Lawmakers call for protections to voters’ rights on anniversary of John Lewis’ death
Many gathered around the nation and throughout New York City Saturday to mark one year since the death of since civil rights icon John Lewis.
At the National Action Network in Harlem Saturday morning, elected officials called on lawmakers to pass legislation to protect voting rights that Lewis marched to protect.
"The way to make sure we memorialize him is to pass the voting rights bills that is in our Congress," said Rev. Al Sharpton.
Rep. Yvette Clarke highlighted the 80-year-old public servant's activism.
"And that brother walked through the dungeons, where you could still smell the death of our people," Clarke said.
The late Lewis' presence was in the air as many joined together on Zoom at the Good Trouble Vigil for Democracy to remember the late congressman.
"Not only does he talk about bridges but he walks on bridges and so we know we crossed over but there are future bridges ahead of us," said faith leader Dr. Robert Waterman.
The John Lewis Mobalization organized the event and highlighted the legislation many have called for.

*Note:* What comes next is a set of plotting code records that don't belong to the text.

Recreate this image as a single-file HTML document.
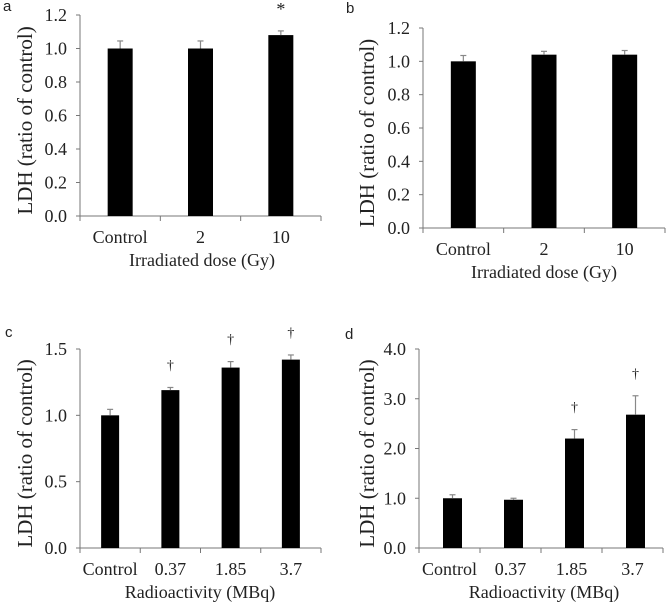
<!DOCTYPE html>
<html><head><meta charset="utf-8"><style>
body{margin:0;background:#fff;width:666px;height:604px;overflow:hidden}
svg text{font-family:"Liberation Serif",serif;fill:#222}
</style></head><body>
<svg id="fig" width="666" height="604"></svg>
<script>
const catsA=["Control","2","10"];
const valsA=[1.0,1.0,1.08];
const errsA=[0.045,0.045,0.025];
const marksA=["","","*"];
const valsB=[1.0,1.04,1.04];
const errsB=[0.035,0.02,0.025];
const marksB=["","",""];
const catsC=["Control","0.37","1.85","3.7"];
const valsC=[1.0,1.19,1.36,1.42];
const errsC=[0.045,0.02,0.045,0.035];
const marksC=["","†","†","†"];
const valsD=[1.0,0.97,2.2,2.68];
const errsD=[0.07,0.03,0.18,0.38];
const marksD=["","","†","†"];
const ticksAB=[0,0.2,0.4,0.6,0.8,1.0,1.2];
const ticksC=[0,0.5,1.0,1.5];
const ticksD=[0,1,2,3,4];

const NS="http://www.w3.org/2000/svg";
const svg=document.getElementById('fig');
function mk(tag,attrs,parent){const e=document.createElementNS(NS,tag);for(const k in attrs)e.setAttribute(k,attrs[k]);(parent||svg).appendChild(e);return e;}

function panel(p){
  const g=mk('g',{});
  
  
  const ymax=p.ticks[p.ticks.length-1];
  const Y=v=>p.y0-(v/ymax)*(p.y0-p.yt);
  const n=p.cats.length, slot=(p.x1-p.x0)/n;
  const X=i=>p.x0+slot*(i+0.5)+p.off;
  const lt=mk('text',{x:p.lx,y:p.ly,'font-size':15,style:'font-family:"Liberation Sans",sans-serif'},g);lt.textContent=p.letter;
  
  
  const ax=mk('line',{x1:p.x0,y1:p.yt,x2:p.x0,y2:p.y0,stroke:'#777','stroke-width':1},g);
  
  
  const xx=mk('line',{x1:p.x0,y1:p.y0,x2:p.x1,y2:p.y0,stroke:'#777','stroke-width':1},g);
  
  
  p.ticks.forEach(t=>{
    mk('line',{x1:p.x0-4,y1:Y(t),x2:p.x0,y2:Y(t),stroke:'#777'},g);
    const tt=mk('text',{x:p.x0-13,y:Y(t)+6,'font-size':18,'text-anchor':'end'},g);
    tt.textContent=t.toFixed(1);
    
    
  });
  for(let i=0;i<=n;i++) mk('line',{x1:p.x0+slot*i,y1:p.y0,x2:p.x0+slot*i,y2:p.y0+5,stroke:'#777'},g);
  p.cats.forEach((c,i)=>{
    const cx=X(i);
    const b=mk('rect',{x:cx-p.bw/2,y:Y(p.vals[i]),width:p.bw,height:p.y0-Y(p.vals[i]),fill:'#000'},g);
    
    
    const top=Y(p.vals[i]+p.errs[i]);
    mk('line',{x1:cx,y1:Y(p.vals[i]),x2:cx,y2:top,stroke:'#888','stroke-width':1.2},g);
    mk('line',{x1:cx-3,y1:top,x2:cx+3,y2:top,stroke:'#888','stroke-width':1.2},g);
    if(p.marks[i]){const m=mk('text',{x:cx,y:top-(p.marks[i]=='*'?16:18),'font-size':p.marks[i]=='*'?18:14,'text-anchor':'middle'},g);m.textContent=p.marks[i];
      
      }
    const cl=mk('text',{x:p.x0+slot*(i+0.5),y:p.y0+27,'font-size':18,'text-anchor':'middle'},g);cl.textContent=c;
    
    
  });
  const xt=mk('text',{x:p.xtx,y:p.y0+50,'font-size':18,'text-anchor':'middle'},g);xt.textContent=p.xtitle;
  
  
  const cy=(p.y0+p.yt)/2+5;
  const yt=mk('text',{x:p.ytx,y:cy,'font-size':21,'text-anchor':'middle',transform:`rotate(-90 ${p.ytx} ${cy})`},g);yt.textContent='LDH (ratio of control)';
  
  
}
panel({letter:'a',lx:3,ly:11,x0:80,x1:321,y0:216,yt:15,ticks:ticksAB,cats:catsA,vals:valsA,errs:errsA,marks:marksA,bw:25,off:0,xtitle:'Irradiated dose (Gy)',xtx:202,ytx:32});
panel({letter:'b',lx:346,ly:13,x0:423,x1:665,y0:228,yt:28,ticks:ticksAB,cats:catsA,vals:valsB,errs:errsB,marks:marksB,bw:25,off:0,xtitle:'Irradiated dose (Gy)',xtx:544,ytx:374});
panel({letter:'c',lx:5,ly:337,x0:80,x1:321,y0:548,yt:349,ticks:ticksC,cats:catsC,vals:valsC,errs:errsC,marks:marksC,bw:18,off:0,xtitle:'Radioactivity (MBq)',xtx:200,ytx:32});
panel({letter:'d',lx:345,ly:339,x0:419,x1:663,y0:548,yt:349,ticks:ticksD,cats:catsC,vals:valsD,errs:errsD,marks:marksD,bw:19,off:3,xtitle:'Radioactivity (MBq)',xtx:544,ytx:374});
</script>
</body></html>
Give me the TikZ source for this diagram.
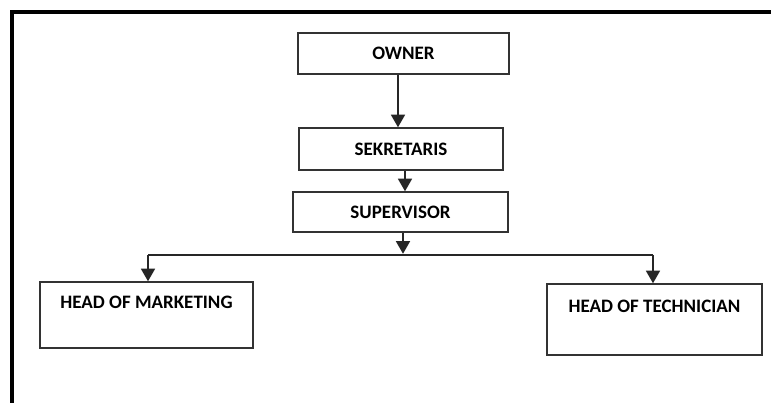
\documentclass[tikz,border=0pt]{standalone}
\usepackage{fontspec}
\setmainfont{Carlito}
\usetikzlibrary{arrows.meta}
\begin{document}
\begin{tikzpicture}[x=1pt,y=-1pt,
  boxnode/.style={draw=black!80,line width=1.5pt,inner sep=0pt,font=\bfseries\fontsize{19}{21}\selectfont},
  lbl/.style={inner sep=0pt,font=\bfseries\fontsize{19}{21}\selectfont},
  conn/.style={draw=black!85,line width=1.3pt,-{Triangle[length=12.5pt,width=14pt]}},
  line/.style={draw=black!85,line width=1.3pt}]
\useasboundingbox (0,0) rectangle (771,403);
\fill[white] (0,0) rectangle (771,403);
\draw[line width=4pt,black] (12,403) -- (12,12) -- (771,12);
% boxes
\node[boxnode,minimum width=211pt,minimum height=41pt] (owner) at (403.5,53.5) {OWNER};
\node[boxnode,minimum width=204pt,minimum height=42pt] (sek) at (401,149) {SEKRETARIS};
\node[boxnode,minimum width=215pt,minimum height=40pt] (sup) at (400.5,212) {SUPERVISOR};
\node[boxnode,minimum width=213pt,minimum height=66pt] (mkt) at (146.5,315) {};
\node[lbl] (mktl) at (146.5,302) {HEAD OF MARKETING};
\node[boxnode,minimum width=215pt,minimum height=71pt] (tech) at (654.5,319.5) {};
\node[lbl] (techl) at (654.5,306) {HEAD OF TECHNICIAN};
% connectors
\coordinate (jl) at (148,255);
\coordinate (jr) at (653,255);
\draw[conn] ([xshift=-5.5pt]owner.south) -- ([xshift=-3pt]sek.north);
\draw[conn] ([xshift=4pt]sek.south) -- ([xshift=4.5pt]sup.north);
\draw[conn] ([xshift=2.5pt]sup.south) -- ([xshift=2.5pt,yshift=-21pt]sup.south);
\draw[line] (jl) -- (jr);
\draw[conn] (jl) -- (jl |- mkt.north);
\draw[conn] (jr) -- (jr |- tech.north);
\end{tikzpicture}
\end{document}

"We need to do whatever possible to make it easier for people to vote, and so I'm committed to passing this piece of legislation," said Sen. John Liu
"They need to know that they have the right to vote but why they need to vote" State Assemblymember Stefani Zinerman.
Legislation from For the People Act to the John Lewis Voting Rights Advancement Act that would federally protect voters across the fifty states and would minimize voter suppression.
Lewis is best known for marching and organizing in Selma, Alabama alongside Dr. Martin Luther King Jr. in 1965.